▶ PROBLEM DESCRIPTION
List each line of the data that holds the string "chart", please.

* Start EXERCISE INPUT *

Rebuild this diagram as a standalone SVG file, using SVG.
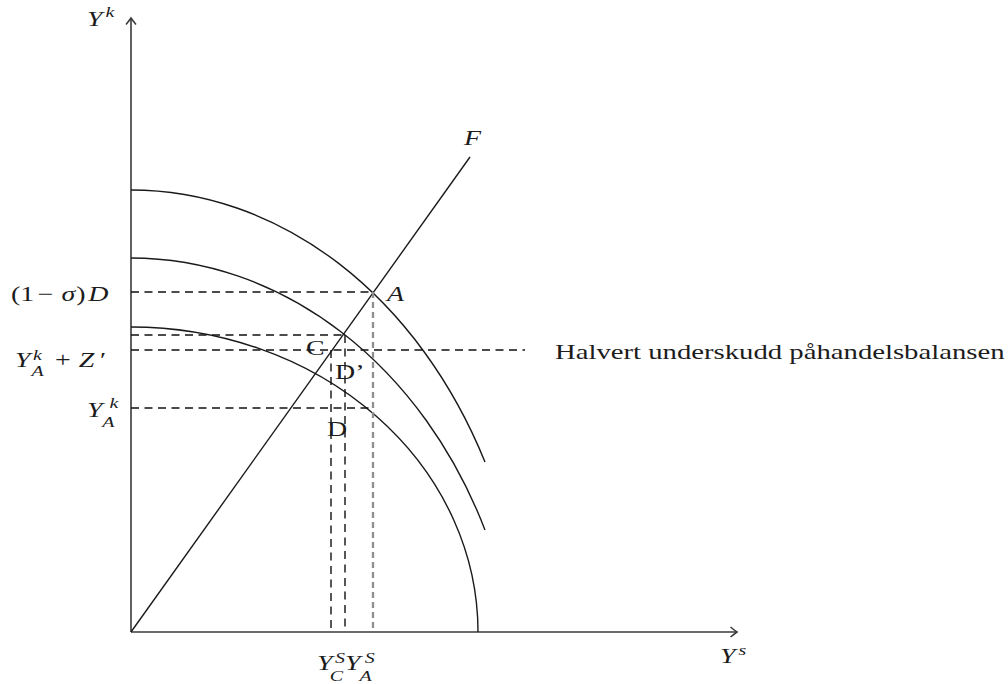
<svg xmlns="http://www.w3.org/2000/svg" width="1008" height="684" viewBox="0 0 1008 684">
<defs>
<style>
.ax{fill:none;stroke:#3a3a3a;stroke-width:1.6}
.cv{fill:none;stroke:#1a1a1a;stroke-width:1.4}
.dh{fill:none;stroke:#111111;stroke-width:1.4;stroke-dasharray:8 5.5}
.dg{fill:none;stroke:#8f8f8f;stroke-width:2.3;stroke-dasharray:6 4}
text{font-family:"Liberation Serif","Times New Roman",serif;font-size:21px;fill:#1c1c1c}
.i{font-style:italic}
.s{font-size:15px}
</style>
<marker id="arr" viewBox="-8 -6 10 12" refX="0" refY="0" markerWidth="10" markerHeight="12" markerUnits="userSpaceOnUse" orient="auto">
<path d="M-6.5,-5 Q-2,-1.3 0,0 Q-2,1.3 -6.5,5" fill="none" stroke="#3a3a3a" stroke-width="1.5"/>
</marker>
</defs>
<rect width="1008" height="684" fill="#ffffff"/>

<g id="axes">
<path class="ax" d="M131 632 V18" marker-end="url(#arr)"/>
<path class="ax" d="M131 632 H737" marker-end="url(#arr)"/>
</g>

<g id="curves">
<path id="outer" class="cv" d="M131 190 A397 497 0 0 1 485 462"/>
<path id="middle" class="cv" d="M131 258 A390 467 0 0 1 485 530"/>
<path id="inner" class="cv" d="M131 327 A347 305 0 0 1 478 632"/>
<path id="lineF" class="cv" d="M131 632 L470 157"/>
</g>

<g id="guides">
<path class="dh" d="M131 292 H373"/>
<path class="dh" d="M131 335 H344"/>
<path class="dh" d="M131 350 H525"/>
<path class="dh" d="M131 408 H373"/>
<path class="dh" d="M345 335 V632"/>
<path class="dh" d="M331 350 V632"/>
<path class="dg" d="M373 292 V632"/>
</g>

<g id="labels">
<text transform="matrix(1.33 0 0 1 87 26)"><tspan class="i" x="0" y="0">Y</tspan><tspan class="i s" x="14" y="-9">k</tspan></text>
<text transform="matrix(1.33 0 0 1 464 145)" class="i">F</text>
<text transform="matrix(1.33 0 0 1 387 301)" class="i">A</text>
<text transform="matrix(1.33 0 0 1 306 355)">C</text>
<text transform="matrix(1.33 0 0 1 335 379)">D’</text>
<text transform="matrix(1.33 0 0 1 327 436)">D</text>
<text transform="matrix(1.33 0 0 1 11 301)"><tspan x="0" y="0">(1</tspan><tspan x="20" y="0">−</tspan><tspan class="i" x="38" y="0">σ</tspan><tspan x="49" y="0">)</tspan><tspan class="i" x="58" y="0">D</tspan></text>
<text transform="matrix(1.33 0 0 1 15 367)"><tspan class="i" x="0" y="0">Y</tspan><tspan class="i s" x="13.5" y="-7">k</tspan><tspan class="i s" x="12.5" y="9">A</tspan><tspan x="30" y="0">+</tspan><tspan class="i" x="48" y="0">Z</tspan><tspan x="64" y="0">′</tspan></text>
<text transform="matrix(1.33 0 0 1 87 417)"><tspan class="i" x="0" y="0">Y</tspan><tspan class="i s" x="17" y="-9">k</tspan><tspan class="i s" x="11.5" y="10">A</tspan></text>
<text transform="matrix(1.33 0 0 1 317 670)"><tspan class="i" x="0" y="0">Y</tspan><tspan class="i s" x="13.5" y="-7">S</tspan><tspan class="i s" x="9.5" y="11">C</tspan><tspan class="i" x="21" y="0">Y</tspan><tspan class="i s" x="36" y="-7">S</tspan><tspan class="i s" x="32" y="11">A</tspan></text>
<text transform="matrix(1.33 0 0 1 720 663)"><tspan class="i" x="0" y="0">Y</tspan><tspan class="i s" x="14" y="-8">s</tspan></text>
<text transform="matrix(1.33 0 0 1 555 359)" textLength="338" lengthAdjust="spacingAndGlyphs">Halvert underskudd påhandelsbalansen</text>
</g>
</svg>
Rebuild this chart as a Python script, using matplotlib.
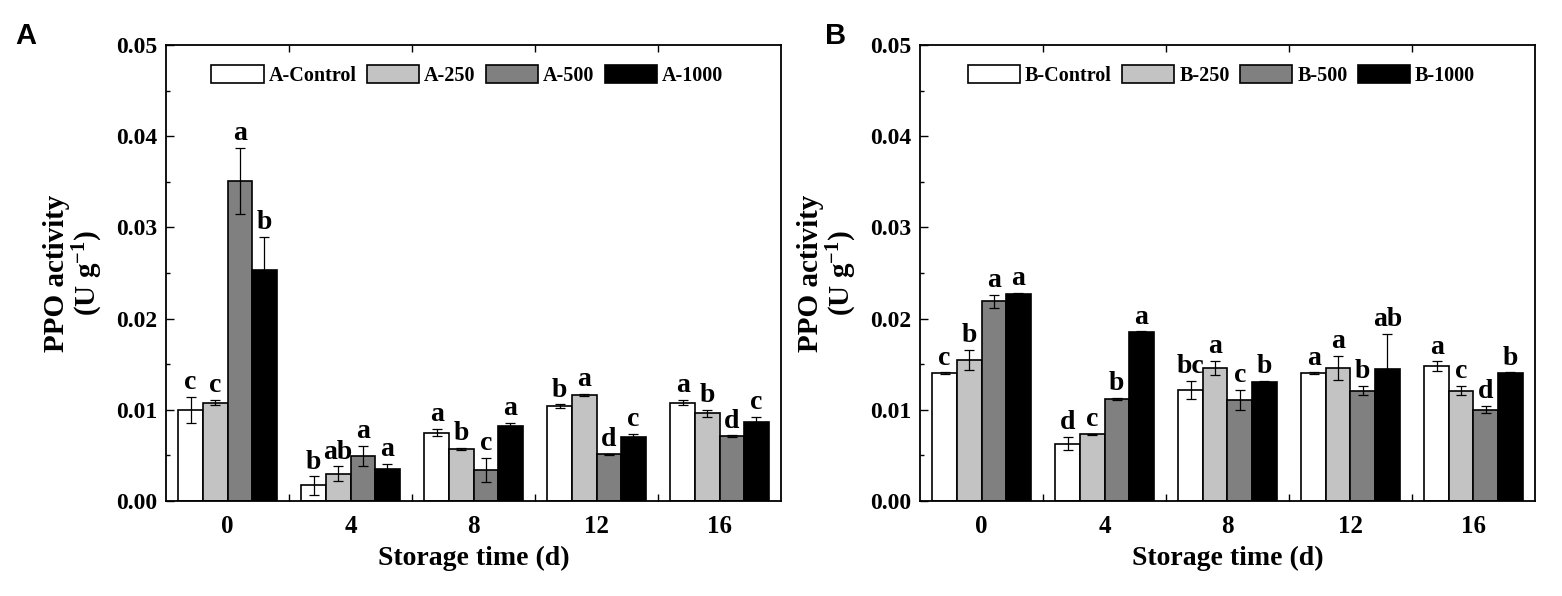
import matplotlib
matplotlib.use('Agg')
import matplotlib.pyplot as plt
import numpy as np
from matplotlib.ticker import MultipleLocator, FixedLocator

plt.rcParams['font.family'] = ['Liberation Serif', 'DejaVu Serif']
plt.rcParams['font.weight'] = 'bold'
plt.rcParams['mathtext.fontset'] = 'custom'
plt.rcParams['mathtext.rm'] = 'Liberation Serif:bold'
plt.rcParams['mathtext.bf'] = 'Liberation Serif:bold'
plt.rcParams['mathtext.default'] = 'bf'

days = ['0', '4', '8', '12', '16']

# panel A
a_names = ['A-Control', 'A-250', 'A-500', 'A-1000']
a_mean = [
    [0.0100, 0.0017, 0.0075, 0.0104, 0.0108],
    [0.0108, 0.0030, 0.0057, 0.0116, 0.0096],
    [0.0351, 0.0049, 0.0034, 0.0051, 0.0071],
    [0.0253, 0.0035, 0.0082, 0.0070, 0.0087],
]
a_err = [
    [0.0014, 0.0010, 0.0004, 0.0002, 0.0003],
    [0.0003, 0.0008, 0.0001, 0.0001, 0.0004],
    [0.0036, 0.0011, 0.0013, 0.0001, 0.0001],
    [0.0037, 0.0006, 0.0004, 0.0004, 0.0005],
]
a_letters = [
    ['c', 'b', 'a', 'b', 'a'],
    ['c', 'ab', 'b', 'a', 'b'],
    ['a', 'a', 'c', 'd', 'd'],
    ['b', 'a', 'a', 'c', 'c'],
]

# panel B
b_names = ['B-Control', 'B-250', 'B-500', 'B-1000']
b_mean = [
    [0.0140, 0.0063, 0.0122, 0.0140, 0.0148],
    [0.0155, 0.0073, 0.0146, 0.0146, 0.0121],
    [0.0219, 0.0112, 0.0111, 0.0121, 0.0100],
    [0.0227, 0.0185, 0.0131, 0.0145, 0.0140],
]
b_err = [
    [0.0001, 0.0007, 0.0010, 0.0001, 0.0005],
    [0.0011, 0.0001, 0.0008, 0.0013, 0.0005],
    [0.0007, 0.0001, 0.0011, 0.0005, 0.0004],
    [0.0001, 0.0001, 0.0001, 0.0038, 0.0001],
]
b_letters = [
    ['c', 'd', 'bc', 'a', 'a'],
    ['b', 'c', 'a', 'a', 'c'],
    ['a', 'b', 'c', 'b', 'd'],
    ['a', 'a', 'b', 'ab', 'b'],
]

colors = ['white', '#c3c3c3', '#808080', 'black']
w = 0.2
x = np.arange(len(days))

fig = plt.figure(figsize=(15.62, 5.96), dpi=100)
axA = fig.add_axes([0.1063, 0.1594, 0.3937, 0.765])
axB = fig.add_axes([0.589, 0.1594, 0.3937, 0.765])


def draw(ax, names, means, errs, letters):
    for i in range(4):
        pos = x + (i - 1.5) * w
        ax.bar(pos, means[i], w, color=colors[i], edgecolor='black',
               linewidth=1.2, label=names[i])
        ax.errorbar(pos, means[i], yerr=errs[i], fmt='none', ecolor='black',
                    elinewidth=0.9, capsize=3.5, capthick=0.9)
        for j in range(len(days)):
            ax.text(pos[j], means[i][j] + errs[i][j] + 0.0002, letters[i][j],
                    ha='center', va='bottom', fontsize=20, fontweight='bold')
    ax.set_xlim(-0.5, 4.5)
    ax.set_ylim(0, 0.05)
    ax.set_xticks(x)
    ax.set_xticklabels(days)
    ax.xaxis.set_minor_locator(FixedLocator([0.5, 1.5, 2.5, 3.5]))
    ax.tick_params(axis='x', which='major', length=0, pad=10, labelsize=18)
    ax.tick_params(axis='x', which='minor', direction='in', length=5,
                   top=True, bottom=True, width=1)
    ax.yaxis.set_major_locator(MultipleLocator(0.01))
    ax.yaxis.set_minor_locator(MultipleLocator(0.005))
    ax.yaxis.set_major_formatter(plt.FormatStrFormatter('%.2f'))
    ax.tick_params(axis='y', which='major', direction='in', length=6,
                   width=1, labelsize=17, pad=6)
    ax.tick_params(axis='y', which='minor', direction='in', length=3, width=1)
    for s in ax.spines.values():
        s.set_linewidth(1.3)
    ax.set_xlabel('Storage time (d)', fontsize=20, fontweight='bold', labelpad=6)
    ax.set_ylabel('PPO activity\n(U g$^{-1}$)', fontsize=21,
                  fontweight='bold', labelpad=8, linespacing=1.05)
    ax.legend(loc='upper center', ncol=4, frameon=False,
              handlelength=2.6, handleheight=1.0, columnspacing=0.5,
              handletextpad=0.25, bbox_to_anchor=(0.49, 0.995),
              prop={'weight': 'bold', 'size': 14.5})


draw(axA, a_names, a_mean, a_err, a_letters)
draw(axB, b_names, b_mean, b_err, b_letters)

fig.text(15 / 1562, 1 - 22 / 596, 'A', fontsize=21, fontweight='bold',
         family=['Liberation Sans', 'DejaVu Sans'], ha='left', va='top')
fig.text(825 / 1562, 1 - 22 / 596, 'B', fontsize=21, fontweight='bold',
         family=['Liberation Sans', 'DejaVu Sans'], ha='left', va='top')

fig.savefig('out.png', dpi=100)
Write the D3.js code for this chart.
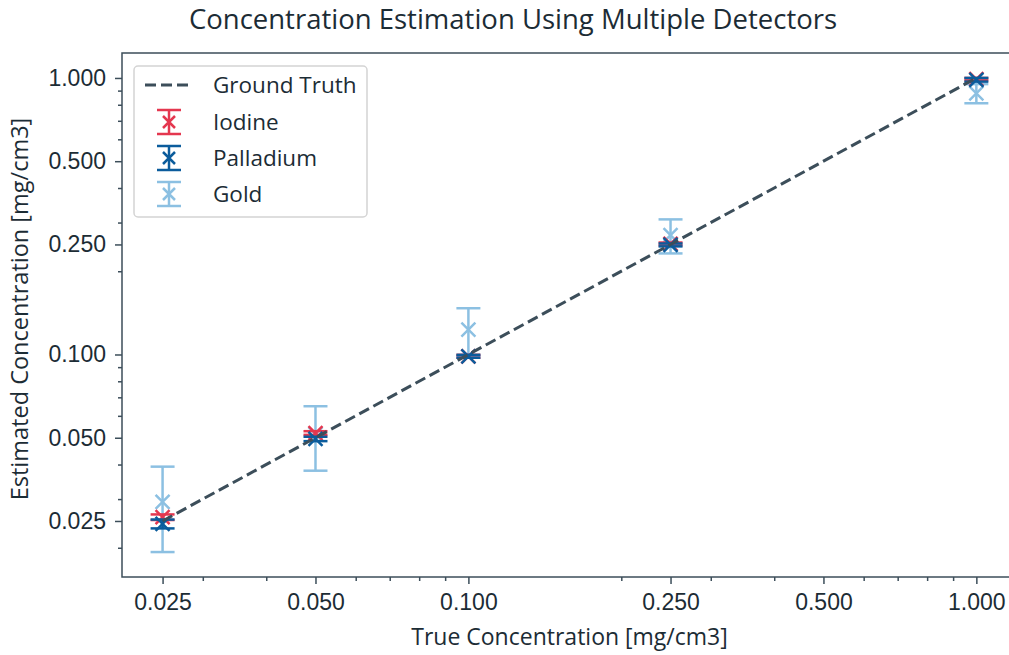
<!DOCTYPE html>
<html>
<head>
<meta charset="utf-8">
<script src="https://cdn.jsdelivr.net/npm/d3@7"></script>
<style>
  html, body { margin: 0; padding: 0; background: #ffffff; }
  svg { display: block; font-family: "Open Sans", "Noto Sans", sans-serif; }
</style>
</head>
<body>
<svg id="chart" width="1009" height="655"></svg>
<script>
// ---------- data ----------
const trueConc = [0.025, 0.05, 0.1, 0.25, 1.0];
const groundTruth = [0.025, 0.05, 0.1, 0.25, 1.0];
const iodine = [0.0258, 0.052, 0.0985, 0.251, 0.99];
const iodineErr = [0.0006, 0.0008, 0.0012, 0.003, 0.01];
const palladium = [0.0244, 0.0495, 0.0985, 0.249, 0.985];
const palladiumErr = [0.0009, 0.0009, 0.0012, 0.003, 0.015];
const gold = [0.0293, 0.0515, 0.123, 0.27, 0.88];
const goldErr = [0.0100, 0.0135, 0.024, 0.038, 0.07];
const majorTicks = [0.025, 0.05, 0.1, 0.25, 0.5, 1.0];
const minorTicksX = [0.03, 0.04, 0.06, 0.07, 0.08, 0.09, 0.2, 0.3, 0.4, 0.6, 0.7, 0.8, 0.9];
const minorTicksY = [0.02, 0.03, 0.04, 0.06, 0.07, 0.08, 0.09, 0.2, 0.3, 0.4, 0.6, 0.7, 0.8, 0.9];
const seriesNames = ["Iodine", "Palladium", "Gold"];
const titleText = "Concentration Estimation Using Multiple Detectors";
const xLabelText = "True Concentration [mg/cm3]";
const yLabelText = "Estimated Concentration [mg/cm3]";

// ---------- layout ----------
const svg = d3.select("#chart");
const plot = {left: 122, right: 1017, top: 53, bottom: 577};
const ink = "#3c4e5a";
const textColor = "#1c2c35";
const colors = {Iodine: "#e4374f", Palladium: "#0b5c9c", Gold: "#8cc0e2"};

const x = d3.scaleLog().domain([0.0208, 1.2023]).range([plot.left, plot.right]);
const y = d3.scaleLog().domain([0.01568, 1.231]).range([plot.bottom, plot.top]);
const fmt = d3.format(".3f");

// clip
svg.append("defs").append("clipPath").attr("id", "clip")
  .append("rect").attr("x", plot.left).attr("y", plot.top)
  .attr("width", plot.right - plot.left).attr("height", plot.bottom - plot.top);

// axes
const xAxis = d3.axisBottom(x).tickValues(majorTicks).tickFormat(fmt).tickSizeOuter(0).tickSize(7).tickPadding(10);
const xAxisMinor = d3.axisBottom(x).tickValues(minorTicksX).tickFormat("").tickSizeOuter(0).tickSize(4);
const yAxis = d3.axisLeft(y).tickValues(majorTicks).tickFormat(fmt).tickSizeOuter(0).tickSize(7).tickPadding(9);
const yAxisMinor = d3.axisLeft(y).tickValues(minorTicksY).tickFormat("").tickSizeOuter(0).tickSize(4);

function styleAxis(g, fs) {
  g.select(".domain").remove();
  g.selectAll(".tick line").attr("stroke", ink).attr("stroke-width", 1.5);
  g.selectAll(".tick text").attr("fill", textColor).style("font-size", fs + "px");
}
svg.append("g").attr("transform", `translate(0,${plot.bottom})`).call(xAxisMinor).call(g => styleAxis(g, 23));
svg.append("g").attr("transform", `translate(0,${plot.bottom})`).call(xAxis).call(g => styleAxis(g, 23));
svg.append("g").attr("transform", `translate(${plot.left},0)`).call(yAxisMinor).call(g => styleAxis(g, 23));
svg.append("g").attr("transform", `translate(${plot.left},0)`).call(yAxis).call(g => styleAxis(g, 23));

// data layer
const layer = svg.append("g").attr("clip-path", "url(#clip)");

function drawX(g, cx, cy, s, color, sw) {
  g.append("path")
    .attr("d", `M${cx - s},${cy - s}L${cx + s},${cy + s}M${cx - s},${cy + s}L${cx + s},${cy - s}`)
    .attr("stroke", color).attr("stroke-width", sw).attr("fill", "none");
}

function drawSeries(values, errs, color) {
  const g = layer.append("g");
  trueConc.forEach((t, i) => {
    const cx = x(t);
    const lo = y(values[i] - errs[i]);
    const hi = y(values[i] + errs[i]);
    g.append("line").attr("x1", cx).attr("x2", cx).attr("y1", lo).attr("y2", hi)
      .attr("stroke", color).attr("stroke-width", 2.5);
    [lo, hi].forEach(cy => {
      g.append("line").attr("x1", cx - 12).attr("x2", cx + 12).attr("y1", cy).attr("y2", cy)
        .attr("stroke", color).attr("stroke-width", 2.5);
    });
    drawX(g, cx, y(values[i]), 7, color, 2.5);
  });
}

drawSeries(gold, goldErr, colors.Gold);
drawSeries(iodine, iodineErr, colors.Iodine);
drawSeries(palladium, palladiumErr, colors.Palladium);

// ground truth
const line = d3.line().x((d, i) => x(trueConc[i])).y(d => y(d));
layer.append("path").datum(groundTruth).attr("d", line)
  .attr("fill", "none").attr("stroke", ink).attr("stroke-width", 3)
  .attr("stroke-dasharray", "11,5");

// spines
svg.append("rect").attr("x", plot.left).attr("y", plot.top)
  .attr("width", plot.right - plot.left).attr("height", plot.bottom - plot.top)
  .attr("fill", "none").attr("stroke", ink).attr("stroke-width", 1.5);

// legend
const lg = svg.append("g");
lg.append("rect").attr("x", 134).attr("y", 66).attr("width", 233).attr("height", 151)
  .attr("rx", 4).attr("fill", "#ffffff").attr("fill-opacity", 0.8)
  .attr("stroke", "#d4d4d4").attr("stroke-width", 1.5);
const rowY = [85, 122, 158, 194];
lg.append("line").attr("x1", 145).attr("x2", 193).attr("y1", rowY[0]).attr("y2", rowY[0])
  .attr("stroke", ink).attr("stroke-width", 3).attr("stroke-dasharray", "11,5");
lg.append("text").attr("x", 213).attr("y", rowY[0]).attr("dy", "0.35em")
  .attr("fill", textColor).style("font-size", "22.5px").text("Ground Truth");
seriesNames.forEach((name, i) => {
  const cy = rowY[i + 1];
  const c = colors[name];
  const g = lg.append("g");
  g.append("line").attr("x1", 169).attr("x2", 169).attr("y1", cy - 12).attr("y2", cy + 12)
    .attr("stroke", c).attr("stroke-width", 2.5);
  [cy - 12, cy + 12].forEach(yy => g.append("line").attr("x1", 157).attr("x2", 181)
    .attr("y1", yy).attr("y2", yy).attr("stroke", c).attr("stroke-width", 2.5));
  drawX(g, 169, cy, 6, c, 2.5);
  lg.append("text").attr("x", 213).attr("y", cy).attr("dy", "0.35em")
    .attr("fill", textColor).style("font-size", "22.5px").text(name);
});

// titles
svg.append("text").attr("x", 513).attr("y", 19).attr("dy", "0.35em").attr("text-anchor", "middle")
  .attr("fill", textColor).style("font-size", "27.5px").text(titleText);
svg.append("text").attr("x", (plot.left + 1017) / 2).attr("y", 637).attr("dy", "0.35em").attr("text-anchor", "middle")
  .attr("fill", textColor).style("font-size", "23px").text(xLabelText);
svg.append("text").attr("transform", `translate(20,309) rotate(-90)`)
  .attr("dy", "0.35em").attr("text-anchor", "middle")
  .attr("fill", textColor).style("font-size", "23.5px").text(yLabelText);
</script>
</body>
</html>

* End EXERCISE INPUT *

▶ COMPLETE ANSWER
Rebuild this chart as a Python script, using matplotlib.
Write the D3.js code for this chart.
<svg id="chart" width="1009" height="655"></svg>
const svg = d3.select("#chart");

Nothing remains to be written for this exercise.